Jesus does not tell her anything she does not know about herself—prophets generally tell people what they already know—but the way Jesus tells her the truth, without the least bit of condescension, and the fact that he is talking to her at all in spite of her sin and shame, reveals to her that he is something special. Something different. Not the typical prejudiced Jew. Not the typical judgmental rabbi. Not the typical self-righteous religious leader. Not the typical man.

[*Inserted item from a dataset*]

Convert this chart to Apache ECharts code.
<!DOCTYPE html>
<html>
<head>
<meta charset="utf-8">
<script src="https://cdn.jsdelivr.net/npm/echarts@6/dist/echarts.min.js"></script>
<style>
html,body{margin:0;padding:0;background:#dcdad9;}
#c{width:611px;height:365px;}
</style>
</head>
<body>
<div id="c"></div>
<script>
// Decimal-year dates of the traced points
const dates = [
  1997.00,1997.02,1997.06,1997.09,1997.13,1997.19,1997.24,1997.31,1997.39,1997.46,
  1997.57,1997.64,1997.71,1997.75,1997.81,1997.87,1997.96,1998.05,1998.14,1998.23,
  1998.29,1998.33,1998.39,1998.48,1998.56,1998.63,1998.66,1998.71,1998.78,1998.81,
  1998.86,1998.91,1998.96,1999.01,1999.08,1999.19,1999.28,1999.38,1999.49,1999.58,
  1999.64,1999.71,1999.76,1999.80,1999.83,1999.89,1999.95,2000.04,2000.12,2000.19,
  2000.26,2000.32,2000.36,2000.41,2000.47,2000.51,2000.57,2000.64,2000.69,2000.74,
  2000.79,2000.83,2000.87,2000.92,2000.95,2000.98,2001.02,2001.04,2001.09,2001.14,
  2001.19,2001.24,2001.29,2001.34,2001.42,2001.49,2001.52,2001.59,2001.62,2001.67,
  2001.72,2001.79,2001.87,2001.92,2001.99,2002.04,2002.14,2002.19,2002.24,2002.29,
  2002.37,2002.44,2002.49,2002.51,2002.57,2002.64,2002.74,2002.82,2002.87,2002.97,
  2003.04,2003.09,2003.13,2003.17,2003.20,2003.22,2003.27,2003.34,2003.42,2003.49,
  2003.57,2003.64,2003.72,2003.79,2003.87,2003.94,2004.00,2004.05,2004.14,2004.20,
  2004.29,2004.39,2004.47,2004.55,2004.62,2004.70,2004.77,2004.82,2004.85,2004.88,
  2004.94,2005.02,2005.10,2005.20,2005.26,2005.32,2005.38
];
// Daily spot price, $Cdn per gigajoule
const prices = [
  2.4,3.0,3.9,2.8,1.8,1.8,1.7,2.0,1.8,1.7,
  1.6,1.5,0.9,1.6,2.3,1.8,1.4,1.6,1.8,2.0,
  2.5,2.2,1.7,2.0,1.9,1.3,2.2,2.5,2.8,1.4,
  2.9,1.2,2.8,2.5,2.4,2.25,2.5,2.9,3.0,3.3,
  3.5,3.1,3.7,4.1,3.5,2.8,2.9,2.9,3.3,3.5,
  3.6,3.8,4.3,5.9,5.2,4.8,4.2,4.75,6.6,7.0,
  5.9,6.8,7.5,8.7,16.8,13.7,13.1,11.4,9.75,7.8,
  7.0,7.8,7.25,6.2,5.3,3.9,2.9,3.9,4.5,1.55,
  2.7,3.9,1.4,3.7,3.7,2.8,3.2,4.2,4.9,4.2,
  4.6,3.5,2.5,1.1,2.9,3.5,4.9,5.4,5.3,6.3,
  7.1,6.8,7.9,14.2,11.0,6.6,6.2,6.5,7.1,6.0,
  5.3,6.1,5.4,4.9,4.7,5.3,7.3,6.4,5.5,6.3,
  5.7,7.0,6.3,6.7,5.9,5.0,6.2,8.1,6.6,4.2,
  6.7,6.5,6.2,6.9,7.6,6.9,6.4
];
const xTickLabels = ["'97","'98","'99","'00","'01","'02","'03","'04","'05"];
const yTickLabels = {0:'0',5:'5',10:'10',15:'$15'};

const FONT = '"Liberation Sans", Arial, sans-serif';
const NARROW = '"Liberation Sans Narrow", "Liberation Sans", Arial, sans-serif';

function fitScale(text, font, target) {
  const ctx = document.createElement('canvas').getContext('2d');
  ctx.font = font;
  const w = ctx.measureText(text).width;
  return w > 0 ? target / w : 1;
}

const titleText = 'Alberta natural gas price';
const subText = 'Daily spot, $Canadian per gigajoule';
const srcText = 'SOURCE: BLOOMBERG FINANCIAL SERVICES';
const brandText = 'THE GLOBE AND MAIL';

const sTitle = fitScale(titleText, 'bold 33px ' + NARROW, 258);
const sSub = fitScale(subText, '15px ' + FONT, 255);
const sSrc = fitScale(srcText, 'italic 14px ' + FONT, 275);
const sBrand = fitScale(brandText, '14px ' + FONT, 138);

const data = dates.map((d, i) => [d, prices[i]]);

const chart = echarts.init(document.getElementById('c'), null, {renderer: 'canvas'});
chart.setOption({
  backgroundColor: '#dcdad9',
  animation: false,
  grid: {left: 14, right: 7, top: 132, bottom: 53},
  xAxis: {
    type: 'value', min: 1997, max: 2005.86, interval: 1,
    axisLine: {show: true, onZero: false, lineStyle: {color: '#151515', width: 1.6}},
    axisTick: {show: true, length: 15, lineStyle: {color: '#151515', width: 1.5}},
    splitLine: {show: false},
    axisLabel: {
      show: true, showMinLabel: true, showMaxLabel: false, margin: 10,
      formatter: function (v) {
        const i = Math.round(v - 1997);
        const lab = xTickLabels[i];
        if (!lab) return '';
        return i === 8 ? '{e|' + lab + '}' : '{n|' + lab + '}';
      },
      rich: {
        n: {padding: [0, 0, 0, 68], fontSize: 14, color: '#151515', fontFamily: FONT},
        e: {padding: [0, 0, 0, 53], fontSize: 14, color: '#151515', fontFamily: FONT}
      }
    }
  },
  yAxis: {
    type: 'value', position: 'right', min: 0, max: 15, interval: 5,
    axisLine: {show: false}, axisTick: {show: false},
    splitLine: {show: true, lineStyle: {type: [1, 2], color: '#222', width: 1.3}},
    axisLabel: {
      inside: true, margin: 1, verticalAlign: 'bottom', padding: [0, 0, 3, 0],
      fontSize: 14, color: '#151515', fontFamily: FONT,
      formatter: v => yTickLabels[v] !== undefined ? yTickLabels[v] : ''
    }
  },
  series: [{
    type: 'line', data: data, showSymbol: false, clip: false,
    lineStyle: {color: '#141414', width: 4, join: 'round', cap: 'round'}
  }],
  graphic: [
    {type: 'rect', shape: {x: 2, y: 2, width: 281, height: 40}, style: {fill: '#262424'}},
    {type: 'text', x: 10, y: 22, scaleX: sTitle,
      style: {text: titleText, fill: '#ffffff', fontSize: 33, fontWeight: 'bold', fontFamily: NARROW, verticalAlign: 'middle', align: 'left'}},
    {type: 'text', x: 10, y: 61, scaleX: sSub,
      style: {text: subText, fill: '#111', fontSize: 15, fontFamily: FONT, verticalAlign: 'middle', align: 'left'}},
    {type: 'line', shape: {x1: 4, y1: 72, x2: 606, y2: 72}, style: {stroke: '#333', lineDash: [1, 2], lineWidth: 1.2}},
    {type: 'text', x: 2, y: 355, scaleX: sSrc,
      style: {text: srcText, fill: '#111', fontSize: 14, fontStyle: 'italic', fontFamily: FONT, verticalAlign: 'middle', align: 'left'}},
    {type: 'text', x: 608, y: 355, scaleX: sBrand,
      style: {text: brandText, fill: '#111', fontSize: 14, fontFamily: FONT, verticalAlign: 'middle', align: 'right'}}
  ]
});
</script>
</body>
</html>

No surprise, then, that later, when their conversation turns to the coming of the Messiah—and the woman says, “I know that Messiah is coming” (4:25), and Jesus says, “I am he” (v. 26)—she believes him. She goes back to town, finds the ones who have shunned her, and says, “He cannot be the Messiah, can he?” (v. 29). Even the way she asks the question tells you she believes it to be so.

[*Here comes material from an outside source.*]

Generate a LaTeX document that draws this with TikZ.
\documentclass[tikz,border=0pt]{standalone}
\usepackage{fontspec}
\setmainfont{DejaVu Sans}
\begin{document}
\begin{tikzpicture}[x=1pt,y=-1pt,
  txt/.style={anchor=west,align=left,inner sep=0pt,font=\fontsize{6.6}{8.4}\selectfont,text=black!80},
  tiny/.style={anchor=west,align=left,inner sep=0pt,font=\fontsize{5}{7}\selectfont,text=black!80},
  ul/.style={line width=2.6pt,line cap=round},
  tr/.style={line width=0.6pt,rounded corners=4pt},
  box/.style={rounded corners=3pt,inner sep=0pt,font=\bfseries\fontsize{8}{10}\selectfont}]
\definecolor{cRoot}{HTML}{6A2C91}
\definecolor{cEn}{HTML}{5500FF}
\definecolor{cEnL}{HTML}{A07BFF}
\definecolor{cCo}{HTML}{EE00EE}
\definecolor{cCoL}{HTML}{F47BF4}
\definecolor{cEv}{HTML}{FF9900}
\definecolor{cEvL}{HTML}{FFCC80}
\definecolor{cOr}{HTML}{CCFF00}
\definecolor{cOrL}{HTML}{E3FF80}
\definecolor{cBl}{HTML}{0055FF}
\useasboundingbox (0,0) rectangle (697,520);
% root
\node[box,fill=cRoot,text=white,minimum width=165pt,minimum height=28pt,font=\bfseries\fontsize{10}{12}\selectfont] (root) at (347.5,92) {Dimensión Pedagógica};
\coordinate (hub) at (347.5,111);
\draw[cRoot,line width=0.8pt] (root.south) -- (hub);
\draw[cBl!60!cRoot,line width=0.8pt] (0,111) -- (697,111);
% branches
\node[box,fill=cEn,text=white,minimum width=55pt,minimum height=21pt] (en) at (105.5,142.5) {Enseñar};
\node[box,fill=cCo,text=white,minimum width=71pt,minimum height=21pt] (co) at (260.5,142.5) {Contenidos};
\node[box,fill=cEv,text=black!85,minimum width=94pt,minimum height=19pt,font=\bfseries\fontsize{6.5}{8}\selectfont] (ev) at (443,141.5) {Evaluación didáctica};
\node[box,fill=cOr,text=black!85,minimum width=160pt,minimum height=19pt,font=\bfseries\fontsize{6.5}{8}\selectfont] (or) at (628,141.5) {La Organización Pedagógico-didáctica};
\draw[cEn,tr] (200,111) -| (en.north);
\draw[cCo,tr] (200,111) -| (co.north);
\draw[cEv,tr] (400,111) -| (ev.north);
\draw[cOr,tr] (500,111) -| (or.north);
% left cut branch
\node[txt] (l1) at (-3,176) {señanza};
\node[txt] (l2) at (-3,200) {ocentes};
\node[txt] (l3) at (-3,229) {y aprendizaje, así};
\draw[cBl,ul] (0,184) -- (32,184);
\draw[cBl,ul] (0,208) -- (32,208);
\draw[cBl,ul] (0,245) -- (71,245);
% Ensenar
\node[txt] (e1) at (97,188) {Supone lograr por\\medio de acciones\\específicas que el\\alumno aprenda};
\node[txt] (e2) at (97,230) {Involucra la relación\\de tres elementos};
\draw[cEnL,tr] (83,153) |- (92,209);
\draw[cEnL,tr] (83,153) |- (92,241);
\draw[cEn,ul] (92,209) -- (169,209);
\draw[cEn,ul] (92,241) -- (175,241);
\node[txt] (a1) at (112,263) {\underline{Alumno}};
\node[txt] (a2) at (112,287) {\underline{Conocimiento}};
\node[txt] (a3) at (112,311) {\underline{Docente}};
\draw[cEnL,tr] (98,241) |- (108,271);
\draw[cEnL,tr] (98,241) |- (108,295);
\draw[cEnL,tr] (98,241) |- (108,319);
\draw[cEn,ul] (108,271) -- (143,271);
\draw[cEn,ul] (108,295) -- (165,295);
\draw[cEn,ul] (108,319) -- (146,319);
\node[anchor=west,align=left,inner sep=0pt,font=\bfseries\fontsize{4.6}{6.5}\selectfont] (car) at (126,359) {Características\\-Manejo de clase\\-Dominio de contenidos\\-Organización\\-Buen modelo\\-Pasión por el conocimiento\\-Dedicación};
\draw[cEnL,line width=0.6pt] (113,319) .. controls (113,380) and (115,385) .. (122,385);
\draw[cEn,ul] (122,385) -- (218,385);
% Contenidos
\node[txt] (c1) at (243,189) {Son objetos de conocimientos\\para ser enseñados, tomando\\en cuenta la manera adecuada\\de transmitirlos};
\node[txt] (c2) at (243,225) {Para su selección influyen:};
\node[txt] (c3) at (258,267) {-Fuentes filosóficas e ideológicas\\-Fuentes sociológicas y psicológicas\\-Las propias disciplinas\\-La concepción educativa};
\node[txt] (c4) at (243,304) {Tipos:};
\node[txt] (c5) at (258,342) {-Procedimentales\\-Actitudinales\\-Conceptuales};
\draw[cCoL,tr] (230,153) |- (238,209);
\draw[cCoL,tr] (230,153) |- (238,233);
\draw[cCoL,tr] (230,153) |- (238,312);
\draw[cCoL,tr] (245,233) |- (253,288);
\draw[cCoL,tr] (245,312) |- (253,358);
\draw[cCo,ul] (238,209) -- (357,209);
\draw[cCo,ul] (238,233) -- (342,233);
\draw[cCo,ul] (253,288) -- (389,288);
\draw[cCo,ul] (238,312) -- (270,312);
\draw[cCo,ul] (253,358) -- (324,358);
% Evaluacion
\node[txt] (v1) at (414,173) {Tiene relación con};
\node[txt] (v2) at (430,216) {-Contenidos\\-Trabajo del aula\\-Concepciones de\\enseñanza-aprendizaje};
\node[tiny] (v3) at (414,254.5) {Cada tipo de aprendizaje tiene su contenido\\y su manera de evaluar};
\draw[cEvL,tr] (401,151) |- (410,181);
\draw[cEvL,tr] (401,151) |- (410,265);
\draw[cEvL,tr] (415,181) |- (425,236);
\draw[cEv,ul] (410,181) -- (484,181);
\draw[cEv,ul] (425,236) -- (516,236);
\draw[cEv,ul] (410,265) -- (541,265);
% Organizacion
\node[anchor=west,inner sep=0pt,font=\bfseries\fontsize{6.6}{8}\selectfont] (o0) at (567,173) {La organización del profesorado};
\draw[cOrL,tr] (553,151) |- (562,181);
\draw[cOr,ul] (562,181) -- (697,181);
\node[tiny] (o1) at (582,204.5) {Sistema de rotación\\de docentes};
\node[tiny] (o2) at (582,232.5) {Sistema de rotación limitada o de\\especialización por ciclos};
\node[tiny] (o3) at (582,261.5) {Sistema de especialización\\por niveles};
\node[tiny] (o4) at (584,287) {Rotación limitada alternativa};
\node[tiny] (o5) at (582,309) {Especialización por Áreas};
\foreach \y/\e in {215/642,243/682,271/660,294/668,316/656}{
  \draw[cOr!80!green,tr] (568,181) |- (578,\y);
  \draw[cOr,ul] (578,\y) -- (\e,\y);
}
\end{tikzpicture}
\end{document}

Nicodemus leaves confused. The woman leaves, what, liberated?
Saved? “[He] told me everything I have ever done,” she says (v. 29).

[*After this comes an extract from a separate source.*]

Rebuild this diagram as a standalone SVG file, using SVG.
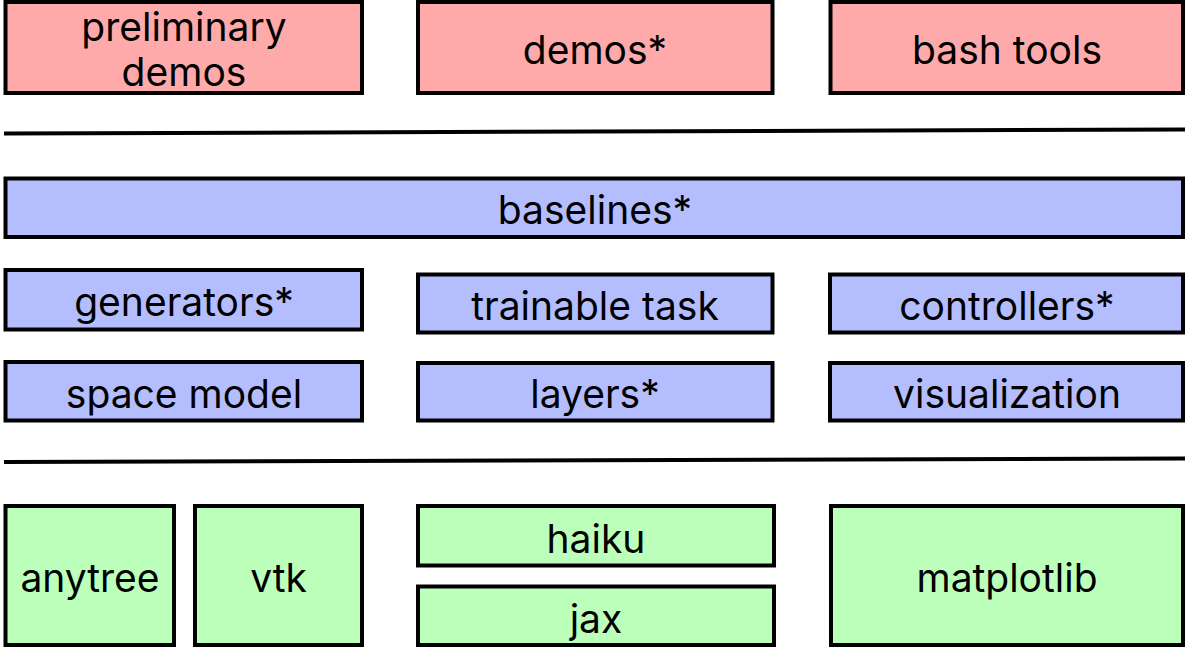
<svg xmlns="http://www.w3.org/2000/svg" width="1185" height="648" viewBox="0 0 1185 648">
<style>
rect{stroke:#000;stroke-width:4}
.r{fill:#ffaaaa}
.b{fill:#b4befe}
.g{fill:#bbffbb}
text{font-family:Inter,"Liberation Sans",sans-serif;font-size:39px;fill:#000;text-anchor:middle}
line{stroke:#000;stroke-width:4}
</style>
<rect width="1185" height="648" fill="#fff" style="stroke:none"/>
<g id="connectors">
<line x1="4" y1="133.5" x2="1185" y2="129.5"/>
<line x1="4" y1="462" x2="1185" y2="458.5"/>
</g>
<g id="preliminary-demos"><rect class="r" x="5.5" y="2" width="356.5" height="91"/><text x="184" y="40.5">preliminary</text><text x="184" y="86">demos</text></g>
<g id="demos"><rect class="r" x="418" y="2" width="354.5" height="91"/><text x="595" y="64">demos*</text></g>
<g id="bash-tools"><rect class="r" x="830.5" y="2" width="352.5" height="91"/><text x="1007" y="64">bash tools</text></g>
<g id="baselines"><rect class="b" x="5.5" y="178.5" width="1177.5" height="58.5"/><text x="595" y="224">baselines*</text></g>
<g id="generators"><rect class="b" x="5.5" y="270" width="356.5" height="59.5"/><text x="184" y="316">generators*</text></g>
<g id="trainable-task"><rect class="b" x="418" y="274.5" width="354.5" height="58"/><text x="595" y="320">trainable task</text></g>
<g id="controllers"><rect class="b" x="830" y="274.5" width="353" height="58"/><text x="1007" y="320">controllers*</text></g>
<g id="space-model"><rect class="b" x="5.5" y="362" width="356.5" height="58.5"/><text x="184" y="408">space model</text></g>
<g id="layers"><rect class="b" x="418" y="363" width="354.5" height="57.5"/><text x="595" y="408">layers*</text></g>
<g id="visualization"><rect class="b" x="830" y="363" width="353" height="57.5"/><text x="1007" y="408">visualization</text></g>
<g id="anytree"><rect class="g" x="5.5" y="506" width="168.5" height="139"/><text x="90" y="592">anytree</text></g>
<g id="vtk"><rect class="g" x="195" y="506" width="167" height="139"/><text x="278.5" y="592">vtk</text></g>
<g id="haiku"><rect class="g" x="418" y="506" width="356" height="59.5"/><text x="596" y="552.5">haiku</text></g>
<g id="jax"><rect class="g" x="418" y="586.5" width="356" height="58.5"/><text x="596" y="632.5">jax</text></g>
<g id="matplotlib"><rect class="g" x="831" y="506" width="352" height="139"/><text x="1007" y="592">matplotlib</text></g>
</svg>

What an interesting line from the lips of this sinful Samaritan woman.
Despite the culture of affirmation that characterizes our day, most people already know that they are flawed, that their lives are full of misdeeds and missed opportunities, that they have fallen short not only of the glory of God but also of their own expectations. I once heard a sociologist of religion put it this way: Everyone, believer and nonbeliever alike, believes in sin. Not everyone, however, believes in forgiveness. Jesus does. He looks at the woman at the well with compassion and says, in effect, “You are a mess.” She knows she is a mess. Everyone knows she is a mess. If Jesus couldn’t see it, he would be the only one. But to be sure, Jesus sees.
Jesus sees that we are a mess too. Not like her, exactly, but like her in many ways. We need what only Jesus can provide: grace that does not ignore our sin but is greater than our sin, forgiveness that does not pretend what we have done or left undone is any different than what it is—sin—but he forgives us anyway.
That is what Jesus means to the woman at the well, grace greater than her sin. That is why she feels liberated, saved, so excited that she is compelled to share it, to tell someone.
I think we all hunger for the presence of Jesus. Not for false affirmation, but for proof of God’s presence in our lives—forgiveness and hope, bread and wine, the water of life.
“If you had asked me,” Jesus said to the woman, “I would have given you living water.” She said, “Sir, give me this water” (4:15); and Jesus did.
And Jesus will. There are holes in your bucket, but not to worry; the water Jesus gives is healing water, restoring water, more than you can lose in a lifetime, welling up to eternal life.